Reports from IBM estimate that Internet sales jumped 37 percent on year over the pre-Christmas weekend. UPS was caught out when the volume of air packages exceeded its capacity. Online demand was much greater than the company had forecast, said a UPS spokeswoman. FedEx and USPS also suffered delays.

One other factor affecting sales, was the shorter-than-usual holiday season. “The season took a long time to get started and it was shorter this year,” said Ms. Barasch. “While the last few days have been good, it was slow getting there.”

With Thanksgiving falling in late November, there seemed to be less time for holiday shopping this year.
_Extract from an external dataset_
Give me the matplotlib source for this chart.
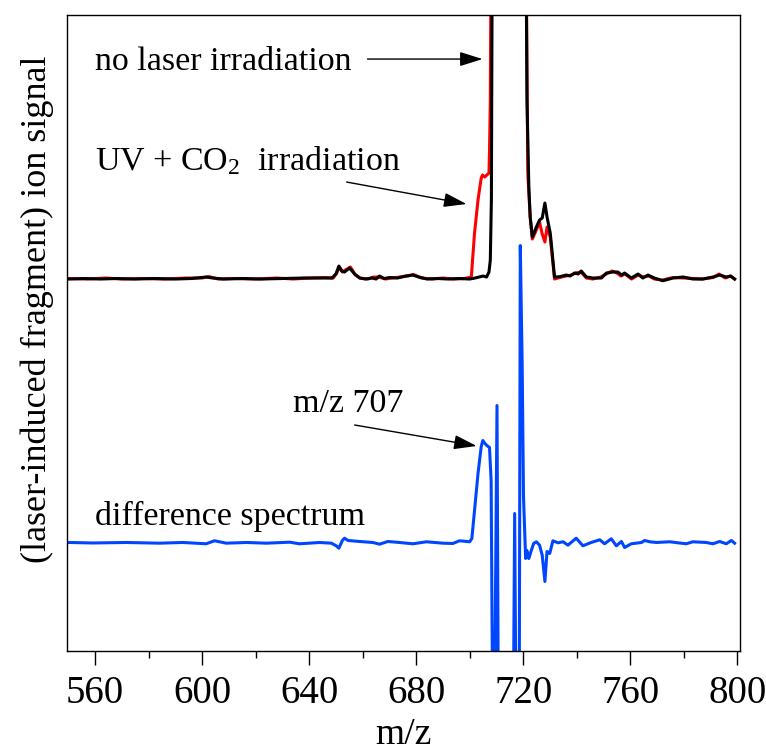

The short season may also have affected sales at Labyrinth Books where Dorothea von Moltke reported “a good holiday season, though not as strong as the previous two years.”

“In general, it was another season in which on many days we were happy to find ourselves in a store bustling with people excited about books. This is what makes this the most fun time of year,” said Ms. Von Moltke.

New for the store owner, this year, were the number of customers asking that Labyrinth match the prices of books on the online retailer Amazon. “It appears that price-matching is becoming more of a trend and of course price-conscious shoppers are not looking to be educated about the many reasons why a brick and mortar store can’t compete with prices from an online retailer that doesn’t need to break even let alone make a profit on book sales,” commented Ms. Von Moltke. “In the Amazon business model, books are loss-leaders for cosmetics, appliances, etc,” she explained.

While sympathetic to such requests, Ms. Moltke said: “we are still trying to figure out how to respond in this situation since often we are dealing with a customer who in fact would prefer to shop local but for whom the world of heavily discounted pricing online has become the new normal even though it is destructive for just the sort of businesses he or she may be hoping to support, and we would like to honor the fact that they have bothered to come into our store.”

One anecdote Ms. Von Moltke shared from this year’s shopping experience demonstrates why customers still value the local small business experience. It happened on Christmas Eve just after the bookstore had locked its doors. Two latecomers knocked at the door begging to be let in. One needed a children’s book, any children’s book would do, the other needed a copy of the Bible. Although anxious to get home, Ms. Von Moltke’s colleague re-opened the store and helped them find what they needed. Try that at Wal-Mart.